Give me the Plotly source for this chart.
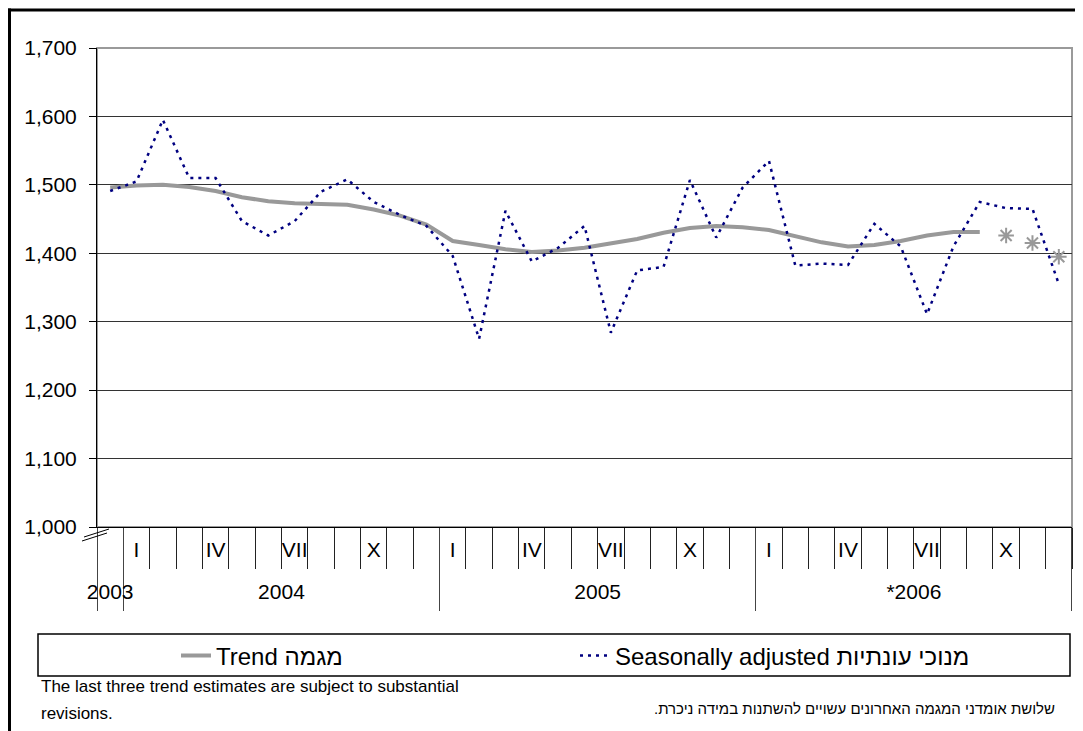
import plotly.graph_objects as go

# ---------------- data ----------------
categories = ["XII-2003",
              "I-2004", "II-2004", "III-2004", "IV-2004", "V-2004", "VI-2004",
              "VII-2004", "VIII-2004", "IX-2004", "X-2004", "XI-2004", "XII-2004",
              "I-2005", "II-2005", "III-2005", "IV-2005", "V-2005", "VI-2005",
              "VII-2005", "VIII-2005", "IX-2005", "X-2005", "XI-2005", "XII-2005",
              "I-2006", "II-2006", "III-2006", "IV-2006", "V-2006", "VI-2006",
              "VII-2006", "VIII-2006", "IX-2006", "X-2006", "XI-2006", "XII-2006"]

month_labels = ["",
                "I", "", "", "IV", "", "", "VII", "", "", "X", "", "",
                "I", "", "", "IV", "", "", "VII", "", "", "X", "", "",
                "I", "", "", "IV", "", "", "VII", "", "", "X", "", ""]

year_labels = ["2003", "2004", "2005", "*2006"]
year_label_pos = [0, 6.5, 18.5, 30.5]
year_bounds = [-0.498, 0.5, 12.5, 24.5, 36.498]

seasonally_adjusted = [1491, 1505, 1595, 1510, 1510, 1447, 1426, 1447, 1490, 1508, 1475, 1456,
                       1440, 1396, 1275, 1462, 1388, 1408, 1440, 1284, 1375, 1380, 1507, 1423,
                       1496, 1535, 1382, 1385, 1383, 1443, 1410, 1311, 1410, 1475, 1466, 1465,
                       1355]

trend = [1496, 1499, 1500, 1497, 1491, 1482, 1476, 1473, 1472, 1471, 1464, 1455,
         1442, 1418, 1412, 1406, 1402, 1404, 1408, 1414, 1421, 1430, 1437, 1440,
         1438, 1434, 1425, 1416, 1410, 1412, 1418, 1426, 1431, 1431]

trend_provisional_cats = ["X-2006", "XI-2006", "XII-2006"]
trend_provisional = [1426, 1415, 1395]

y_ticks = [1000, 1100, 1200, 1300, 1400, 1500, 1600, 1700]

# ---------------- layout helpers ----------------
# screen coordinates of the page (the figure sits 8px inside the page body)
OFF = 8
W, H = 1083 - OFF, 731 - OFF
L, R, T, B = 97, 1072, 48, 527   # plot area in screen pixels


def px_x(p):
    return (p - L) / (R - L)


def px_y(p):
    return (B - p) / (B - T)


FONT = "Liberation Sans, Arial, sans-serif"

fig = go.Figure()

fig.add_trace(go.Scatter(
    x=categories[:len(trend)], y=trend, mode="lines",
    name="Trend מגמה",
    line=dict(color="#999999", width=4),
    legend="legend"))

fig.add_trace(go.Scatter(
    x=trend_provisional_cats, y=trend_provisional, mode="markers",
    showlegend=False,
    marker=dict(symbol="asterisk-open", size=13, color="#999999",
                line=dict(color="#999999", width=2))))

fig.add_trace(go.Scatter(
    x=categories, y=seasonally_adjusted, mode="lines",
    name="Seasonally adjusted מנוכי עונתיות",
    line=dict(color="#000080", width=2.5, dash="3px,5px"),
    legend="legend2"))

shapes = [
    # plot frame (gray top/right)
    dict(type="rect", xref="paper", yref="paper", x0=0, x1=1, y0=0, y1=1,
         line=dict(color="#9a9a9a", width=2), layer="below"),
    # outer black border (top and left)
    dict(type="line", xref="paper", yref="paper",
         x0=px_x(8), x1=px_x(1090), y0=px_y(10), y1=px_y(10),
         line=dict(color="black", width=3)),
    dict(type="line", xref="paper", yref="paper",
         x0=px_x(9.5), x1=px_x(9.5), y0=px_y(8.5), y1=px_y(740),
         line=dict(color="black", width=3)),
    # axis break marks
    dict(type="line", xref="paper", yref="paper",
         x0=px_x(82), x1=px_x(107), y0=px_y(541), y1=px_y(533),
         line=dict(color="black", width=1)),
    dict(type="line", xref="paper", yref="paper",
         x0=px_x(84), x1=px_x(109), y0=px_y(537), y1=px_y(529),
         line=dict(color="black", width=1)),
    # legend box
    dict(type="rect", xref="paper", yref="paper",
         x0=px_x(38), x1=px_x(1070), y0=px_y(676), y1=px_y(634),
         line=dict(color="black", width=1.5), fillcolor="rgba(0,0,0,0)"),
]

annotations = [
    dict(xref="paper", yref="paper", x=px_x(39), y=px_y(686),
         xanchor="left", yanchor="middle", showarrow=False,
         text="The last three trend estimates are subject to substantial",
         font=dict(family=FONT, size=17, color="black")),
    dict(xref="paper", yref="paper", x=px_x(39), y=px_y(713),
         xanchor="left", yanchor="middle", showarrow=False,
         text="revisions.",
         font=dict(family=FONT, size=17, color="black")),
    dict(xref="paper", yref="paper", x=px_x(1057), y=px_y(708),
         xanchor="right", yanchor="middle", showarrow=False,
         text="שלושת אומדני המגמה האחרונים עשויים להשתנות במידה ניכרת.\u200f",
         font=dict(family=FONT, size=15, color="black")),
]

xr = [-0.5, 36.5]

fig.update_layout(
    width=W, height=H,
    margin=dict(l=L - OFF, r=W - (R - OFF), t=T - OFF, b=H - (B - OFF), pad=0),
    paper_bgcolor="white", plot_bgcolor="white",
    font=dict(family=FONT, color="black"),
    shapes=shapes, annotations=annotations,
    xaxis=dict(type="category", categoryorder="array", categoryarray=categories,
               range=xr, tickmode="array", tickvals=categories, ticktext=month_labels,
               ticks="", showgrid=False, zeroline=False,
               showline=True, linecolor="black", linewidth=1,
               tickfont=dict(family=FONT, size=21, color="black"),
               ticklabelstandoff=4, fixedrange=True),
    xaxis2=dict(overlaying="x", anchor="y", side="bottom", range=xr,
                tickmode="array",
                tickvals=[i - 0.5 for i in range(len(categories) + 1)],
                ticks="outside", ticklen=41, tickcolor="#222222", tickwidth=1,
                showticklabels=False, showgrid=False, zeroline=False, showline=False),
    xaxis3=dict(overlaying="x", anchor="y", side="bottom", range=xr,
                tickmode="array", tickvals=year_bounds,
                ticks="outside", ticklen=83, tickcolor="#444444", tickwidth=1,
                showticklabels=False, showgrid=False, zeroline=False, showline=False),
    xaxis4=dict(overlaying="x", anchor="y", side="bottom", range=xr,
                tickmode="array", tickvals=year_label_pos, ticktext=year_labels,
                ticks="", showgrid=False, zeroline=False, showline=False,
                tickfont=dict(family=FONT, size=21, color="black"),
                ticklabelstandoff=50),
    yaxis=dict(range=[1000, 1700], tickmode="array", tickvals=y_ticks,
               tickformat=",", ticks="outside", ticklen=7, tickcolor="black",
               showline=True, linecolor="black", linewidth=1,
               showgrid=True, gridcolor="#333333", gridwidth=1, zeroline=False,
               tickfont=dict(family=FONT, size=21, color="black"),
               ticklabelstandoff=8, fixedrange=True),
    legend=dict(x=px_x(176), y=px_y(656), xanchor="left", yanchor="middle",
                orientation="h", bgcolor="rgba(0,0,0,0)", borderwidth=0,
                font=dict(family=FONT, size=24, color="black")),
    legend2=dict(x=px_x(575), y=px_y(656), xanchor="left", yanchor="middle",
                 orientation="h", bgcolor="rgba(0,0,0,0)", borderwidth=0,
                 font=dict(family=FONT, size=24, color="black")),
)

# empty traces to activate overlay axes
for ax in ["x2", "x3", "x4"]:
    fig.add_trace(go.Scatter(x=[None], y=[None], xaxis=ax, yaxis="y",
                             showlegend=False, hoverinfo="skip"))

fig.write_html("out.html")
■ ■ ■ ■ ■
> **INSTRUCTION**
Reproduce the full material exactly, excluding the pictures.

> **THE REPLY**
Give me the Plotly source for this chart.
import plotly.graph_objects as go

# ---------------- data ----------------
categories = ["XII-2003",
              "I-2004", "II-2004", "III-2004", "IV-2004", "V-2004", "VI-2004",
              "VII-2004", "VIII-2004", "IX-2004", "X-2004", "XI-2004", "XII-2004",
              "I-2005", "II-2005", "III-2005", "IV-2005", "V-2005", "VI-2005",
              "VII-2005", "VIII-2005", "IX-2005", "X-2005", "XI-2005", "XII-2005",
              "I-2006", "II-2006", "III-2006", "IV-2006", "V-2006", "VI-2006",
              "VII-2006", "VIII-2006", "IX-2006", "X-2006", "XI-2006", "XII-2006"]

month_labels = ["",
                "I", "", "", "IV", "", "", "VII", "", "", "X", "", "",
                "I", "", "", "IV", "", "", "VII", "", "", "X", "", "",
                "I", "", "", "IV", "", "", "VII", "", "", "X", "", ""]

year_labels = ["2003", "2004", "2005", "*2006"]
year_label_pos = [0, 6.5, 18.5, 30.5]
year_bounds = [-0.498, 0.5, 12.5, 24.5, 36.498]

seasonally_adjusted = [1491, 1505, 1595, 1510, 1510, 1447, 1426, 1447, 1490, 1508, 1475, 1456,
                       1440, 1396, 1275, 1462, 1388, 1408, 1440, 1284, 1375, 1380, 1507, 1423,
                       1496, 1535, 1382, 1385, 1383, 1443, 1410, 1311, 1410, 1475, 1466, 1465,
                       1355]

trend = [1496, 1499, 1500, 1497, 1491, 1482, 1476, 1473, 1472, 1471, 1464, 1455,
         1442, 1418, 1412, 1406, 1402, 1404, 1408, 1414, 1421, 1430, 1437, 1440,
         1438, 1434, 1425, 1416, 1410, 1412, 1418, 1426, 1431, 1431]

trend_provisional_cats = ["X-2006", "XI-2006", "XII-2006"]
trend_provisional = [1426, 1415, 1395]

y_ticks = [1000, 1100, 1200, 1300, 1400, 1500, 1600, 1700]

# ---------------- layout helpers ----------------
# screen coordinates of the page (the figure sits 8px inside the page body)
OFF = 8
W, H = 1083 - OFF, 731 - OFF
L, R, T, B = 97, 1072, 48, 527   # plot area in screen pixels


def px_x(p):
    return (p - L) / (R - L)


def px_y(p):
    return (B - p) / (B - T)


FONT = "Liberation Sans, Arial, sans-serif"

fig = go.Figure()

fig.add_trace(go.Scatter(
    x=categories[:len(trend)], y=trend, mode="lines",
    name="Trend מגמה",
    line=dict(color="#999999", width=4),
    legend="legend"))

fig.add_trace(go.Scatter(
    x=trend_provisional_cats, y=trend_provisional, mode="markers",
    showlegend=False,
    marker=dict(symbol="asterisk-open", size=13, color="#999999",
                line=dict(color="#999999", width=2))))

fig.add_trace(go.Scatter(
    x=categories, y=seasonally_adjusted, mode="lines",
    name="Seasonally adjusted מנוכי עונתיות",
    line=dict(color="#000080", width=2.5, dash="3px,5px"),
    legend="legend2"))

shapes = [
    # plot frame (gray top/right)
    dict(type="rect", xref="paper", yref="paper", x0=0, x1=1, y0=0, y1=1,
         line=dict(color="#9a9a9a", width=2), layer="below"),
    # outer black border (top and left)
    dict(type="line", xref="paper", yref="paper",
         x0=px_x(8), x1=px_x(1090), y0=px_y(10), y1=px_y(10),
         line=dict(color="black", width=3)),
    dict(type="line", xref="paper", yref="paper",
         x0=px_x(9.5), x1=px_x(9.5), y0=px_y(8.5), y1=px_y(740),
         line=dict(color="black", width=3)),
    # axis break marks
    dict(type="line", xref="paper", yref="paper",
         x0=px_x(82), x1=px_x(107), y0=px_y(541), y1=px_y(533),
         line=dict(color="black", width=1)),
    dict(type="line", xref="paper", yref="paper",
         x0=px_x(84), x1=px_x(109), y0=px_y(537), y1=px_y(529),
         line=dict(color="black", width=1)),
    # legend box
    dict(type="rect", xref="paper", yref="paper",
         x0=px_x(38), x1=px_x(1070), y0=px_y(676), y1=px_y(634),
         line=dict(color="black", width=1.5), fillcolor="rgba(0,0,0,0)"),
]

annotations = [
    dict(xref="paper", yref="paper", x=px_x(39), y=px_y(686),
         xanchor="left", yanchor="middle", showarrow=False,
         text="The last three trend estimates are subject to substantial",
         font=dict(family=FONT, size=17, color="black")),
    dict(xref="paper", yref="paper", x=px_x(39), y=px_y(713),
         xanchor="left", yanchor="middle", showarrow=False,
         text="revisions.",
         font=dict(family=FONT, size=17, color="black")),
    dict(xref="paper", yref="paper", x=px_x(1057), y=px_y(708),
         xanchor="right", yanchor="middle", showarrow=False,
         text="שלושת אומדני המגמה האחרונים עשויים להשתנות במידה ניכרת.\u200f",
         font=dict(family=FONT, size=15, color="black")),
]

xr = [-0.5, 36.5]

fig.update_layout(
    width=W, height=H,
    margin=dict(l=L - OFF, r=W - (R - OFF), t=T - OFF, b=H - (B - OFF), pad=0),
    paper_bgcolor="white", plot_bgcolor="white",
    font=dict(family=FONT, color="black"),
    shapes=shapes, annotations=annotations,
    xaxis=dict(type="category", categoryorder="array", categoryarray=categories,
               range=xr, tickmode="array", tickvals=categories, ticktext=month_labels,
               ticks="", showgrid=False, zeroline=False,
               showline=True, linecolor="black", linewidth=1,
               tickfont=dict(family=FONT, size=21, color="black"),
               ticklabelstandoff=4, fixedrange=True),
    xaxis2=dict(overlaying="x", anchor="y", side="bottom", range=xr,
                tickmode="array",
                tickvals=[i - 0.5 for i in range(len(categories) + 1)],
                ticks="outside", ticklen=41, tickcolor="#222222", tickwidth=1,
                showticklabels=False, showgrid=False, zeroline=False, showline=False),
    xaxis3=dict(overlaying="x", anchor="y", side="bottom", range=xr,
                tickmode="array", tickvals=year_bounds,
                ticks="outside", ticklen=83, tickcolor="#444444", tickwidth=1,
                showticklabels=False, showgrid=False, zeroline=False, showline=False),
    xaxis4=dict(overlaying="x", anchor="y", side="bottom", range=xr,
                tickmode="array", tickvals=year_label_pos, ticktext=year_labels,
                ticks="", showgrid=False, zeroline=False, showline=False,
                tickfont=dict(family=FONT, size=21, color="black"),
                ticklabelstandoff=50),
    yaxis=dict(range=[1000, 1700], tickmode="array", tickvals=y_ticks,
               tickformat=",", ticks="outside", ticklen=7, tickcolor="black",
               showline=True, linecolor="black", linewidth=1,
               showgrid=True, gridcolor="#333333", gridwidth=1, zeroline=False,
               tickfont=dict(family=FONT, size=21, color="black"),
               ticklabelstandoff=8, fixedrange=True),
    legend=dict(x=px_x(176), y=px_y(656), xanchor="left", yanchor="middle",
                orientation="h", bgcolor="rgba(0,0,0,0)", borderwidth=0,
                font=dict(family=FONT, size=24, color="black")),
    legend2=dict(x=px_x(575), y=px_y(656), xanchor="left", yanchor="middle",
                 orientation="h", bgcolor="rgba(0,0,0,0)", borderwidth=0,
                 font=dict(family=FONT, size=24, color="black")),
)

# empty traces to activate overlay axes
for ax in ["x2", "x3", "x4"]:
    fig.add_trace(go.Scatter(x=[None], y=[None], xaxis=ax, yaxis="y",
                             showlegend=False, hoverinfo="skip"))

fig.write_html("out.html")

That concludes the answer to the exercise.